Synopsis: A spelling bee loser sets out to exact revenge by finding a loophole and attempting to win as an adult.
Stars: Jason Bateman, Rohan Chand, Kathryn Hahn, Allison Janney, Phillip Baker Hall, Rachael Harris
Director: Jason Bateman
Running Length: 88 minutes
Trailer Review: Here
TMMM Score: (4/10)
Review: Y’know the old adage that it’s not what you say but how you say it? That good rule of thumb can be applied to Jason Bateman’s feature directorial debut, a black comedy with such a nasty streak that you’ll feel bad the moment you start to laugh. Bad Words…more like bad feelings.

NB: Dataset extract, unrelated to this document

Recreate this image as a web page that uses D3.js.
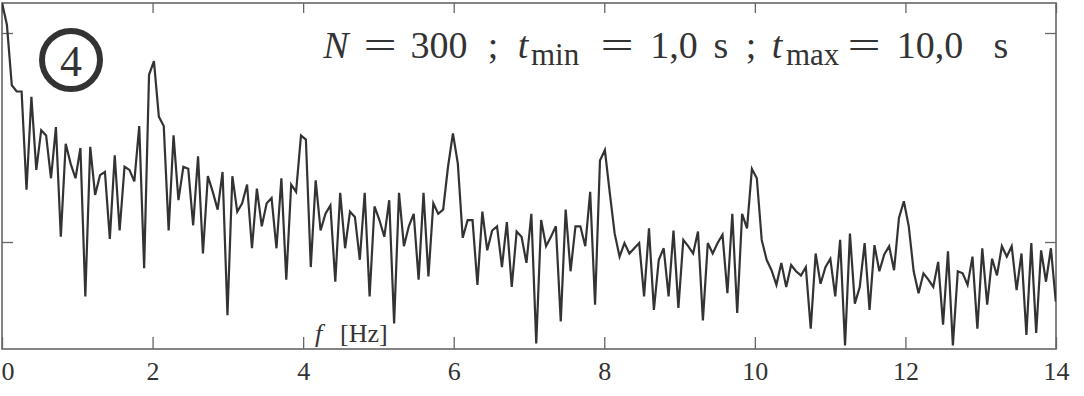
<!DOCTYPE html>
<html>
<head>
<meta charset="utf-8">
<script src="https://cdn.jsdelivr.net/npm/d3@7"></script>
<style>
  body { margin: 0; background: #fff; }
  svg { display: block; }
  text { font-family: "Liberation Serif", "DejaVu Serif", serif; fill: #333; }
</style>
</head>
<body>
<div id="chart"></div>
<script>
// spectrum level in dB, one value per frequency bin (bin 0 = 0 Hz)
var level = [
   2.9,  0.8, -5.0, -5.6, -5.6,-15.0, -6.1,-13.1, -9.3, -9.8,
 -13.9, -9.0,-19.5,-10.6,-12.5,-13.9,-11.0,-25.2,-10.9,-15.5,
 -13.6,-13.3,-19.7,-11.7,-18.9,-12.8,-13.1,-14.2, -8.9,-22.5,
  -4.0, -2.7, -8.0, -8.9,-18.9, -9.8,-16.0,-12.8,-13.0,-18.4,
 -11.8,-21.1,-13.7,-15.2,-16.9,-13.3,-27.0,-13.7,-17.1,-16.3,
 -14.5,-20.6,-14.9,-18.5,-16.3,-15.8,-20.6,-13.9,-23.6,-14.5,
 -15.2, -9.8,-10.2,-22.4,-14.1,-18.9,-17.3,-16.5,-23.8,-15.3,
 -20.6,-17.1,-17.6,-21.7,-15.3,-25.2,-16.6,-17.9,-19.5,-16.0,
 -27.8,-15.3,-20.4,-18.5,-17.3,-23.6,-15.3,-23.3,-16.3,-17.3,
 -16.9,-12.8, -9.6,-12.5,-19.6,-17.9,-17.9,-24.1,-17.1,-20.8,
 -18.9,-18.5,-22.4,-18.1,-24.3,-19.0,-19.5,-22.0,-17.3,-29.7,
 -17.9,-20.4,-19.5,-18.5,-27.6,-16.9,-22.8,-18.5,-18.5,-20.4,
 -15.2,-26.0,-12.2,-11.2,-15.3,-19.2,-21.4,-20.1,-21.1,-20.6,
 -20.1,-25.2,-18.7,-26.5,-21.7,-20.6,-25.2,-18.9,-26.3,-19.8,
 -20.4,-21.1,-19.0,-27.5,-20.1,-21.1,-20.1,-19.3,-24.9,-17.3,
 -26.8,-17.3,-18.7,-13.0,-13.9,-19.8,-21.7,-22.7,-24.1,-22.0,
 -24.3,-22.2,-22.8,-23.2,-22.4,-28.3,-21.1,-24.0,-22.4,-21.6,
 -25.2,-19.8,-29.9,-19.2,-25.9,-24.3,-20.1,-26.5,-20.3,-22.8,
 -21.2,-20.4,-22.7,-17.7,-16.1,-18.5,-22.8,-24.9,-23.0,-23.6,
 -24.3,-21.9,-27.9,-20.9,-29.9,-22.8,-23.0,-24.1,-21.4,-28.3,
 -20.6,-26.0,-21.6,-23.2,-20.4,-21.4,-20.4,-24.6,-21.1,-28.9,
 -20.1,-28.7,-20.8,-23.8,-20.6,-25.7
];
// bin width: 300 samples over 9 s, FFT on 512 points
var binWidth = 100 / 3 / 512;
var xTicks = [0, 2, 4, 6, 8, 10, 12, 14];
var yTicks = [0, -20];

var svgWidth = 1084, svgHeight = 396;
var margin = {top: 3, right: 28, bottom: 47, left: 2};
var width = svgWidth - margin.left - margin.right;
var height = svgHeight - margin.top - margin.bottom;

var svg = d3.select("#chart").append("svg")
    .attr("width", svgWidth).attr("height", svgHeight);

var g = svg.append("g")
    .attr("transform", "translate(" + margin.left + " " + margin.top + ")");

var x = d3.scaleLinear().domain([0, 14]).range([0, width]);
var y = d3.scaleLinear().domain([0, -20]).range([30, 239]);

// clip the trace to the frame
g.append("clipPath").attr("id", "plot-clip")
    .append("rect").attr("width", width).attr("height", height);

// axes: ticks point inward on all four sides
var xBottom = g.append("g")
    .attr("class", "x axis")
    .attr("transform", "translate(0 " + height + ")")
    .call(d3.axisBottom(x).tickValues(xTicks).tickSize(-12).tickPadding(13).tickFormat(d3.format("d")));
var xTop = g.append("g")
    .call(d3.axisTop(x).tickValues(xTicks).tickSize(-10).tickFormat(""));
var yLeft = g.append("g")
    .call(d3.axisLeft(y).tickValues(yTicks).tickSize(-11).tickFormat(""));
var yRight = g.append("g")
    .attr("transform", "translate(" + width + " 0)")
    .call(d3.axisRight(y).tickValues(yTicks).tickSize(-11).tickFormat(""));

g.selectAll(".domain").remove();
g.selectAll(".tick line").attr("stroke", "#666").attr("stroke-width", 1.3);
xBottom.selectAll("text")
    .attr("font-size", "26px")
    .style("fill", "#333");
// the "0" sits just right of the left edge, as in the original
xBottom.selectAll(".tick text")
    .filter(function(d) { return d === 0; })
    .attr("text-anchor", "start")
    .attr("x", -1);

// frame
g.append("rect")
    .attr("width", width).attr("height", height)
    .attr("fill", "none")
    .attr("stroke", "#666")
    .attr("stroke-width", 1.6);

// spectrum trace
var line = d3.line()
    .x(function(d, i) { return x(i * binWidth); })
    .y(function(d) { return y(d); });

g.append("path")
    .datum(level)
    .attr("clip-path", "url(#plot-clip)")
    .attr("fill", "none")
    .attr("stroke", "#333")
    .attr("stroke-width", 2.2)
    .attr("stroke-linejoin", "miter")
    .attr("d", line);

// axis name
svg.append("text")
    .attr("x", 315).attr("y", 342)
    .attr("font-size", "26px")
    .attr("font-style", "italic")
    .text("f");
svg.append("text")
    .attr("x", 340).attr("y", 342)
    .attr("font-size", "26px")
    .text("[Hz]");

// circled panel number
svg.append("circle")
    .attr("cx", 71).attr("cy", 60).attr("r", 29)
    .attr("fill", "none")
    .attr("stroke", "#333")
    .attr("stroke-width", 6);
svg.append("text")
    .attr("x", 71).attr("y", 76)
    .attr("text-anchor", "middle")
    .attr("font-size", "44px")
    .text("4");

// parameters line: pieces placed where they sit in the original
var pieces = [
    {t: "N", x: 336, italic: true},
    {t: "=", x: 380, eq: true},
    {t: "300", x: 439},
    {t: ";", x: 493},
    {t: "t", x: 523, italic: true},
    {t: "min", x: 531, sub: true},
    {t: "=", x: 617, eq: true},
    {t: "1,0", x: 674},
    {t: "s", x: 721},
    {t: ";", x: 751},
    {t: "t", x: 777, italic: true},
    {t: "max", x: 786, sub: true},
    {t: "=", x: 864, eq: true},
    {t: "10,0", x: 930},
    {t: "s", x: 1001}
];
svg.append("g").attr("class", "params")
    .selectAll("text")
    .data(pieces).enter()
    .append("text")
    .attr("text-anchor", function(d) { return d.sub ? "start" : "middle"; })
    .attr("font-size", function(d) { return d.sub ? "31px" : "38px"; })
    .attr("font-style", function(d) { return d.italic ? "italic" : "normal"; })
    .attr("transform", function(d) {
        var base = d.sub ? 65 : 58;
        return "translate(" + d.x + " " + base + ")" + (d.eq ? " scale(1.55 1)" : "");
    })
    .text(function(d) { return d.t; });
</script>
</body>
</html>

It’s easy to see what attracted Bateman to the story of an adult who enters a series of spelling bees after discovering a specific clause that allows him to compete against children a quarter of his age. Andrew Dodge’s script was a hot ticket on Hollywood’s The Black List (a list of the top motion picture screenplays that haven’t been produced) and Bateman was looking to make the transition from directing television episodes of Arrested Development to something of the feature length variety.
The positive first: it’s short and Bateman was able to compile a hefty amount of good talent for supporting roles. From Kathryn Hahn (We’re the Millers, The Secret Life of Walter Mitty) as a reporter ally of Bateman’s that also occasionally shares his bed to Allison Janney (The Way Way Back) as a sinister spelling bee head honcho, the deck was stacked in favor of Bad Words being a nice little nugget of fun. And tiny star Rohan Chand makes a nice foil to Bateman’s overgrown adolescent.
So why isn’t it a film I’d recommend? It’s so darn mean, that’s why. Very much in the vein of a cult hit like Bad Santa, the way these characters speak and act is so appalling and so disdainful that you can’t help but root for no one to succeed. I’m not going to say I didn’t laugh during Bad Words, because I did and often. However it’s the gradual icky feeling I had as the film progressed, realizing that these people were just that awful that made it hard to sit through.
If I want to end on a positive note, I should say that the film does have what seems to be a complete arc. You can tell why the script found such favor as it made the rounds of Hollywood because it has clearly defined characters and a beginning, middle, and end that plays nicely with the conventions that audiences come to expect. All that in between stuff though…not fun.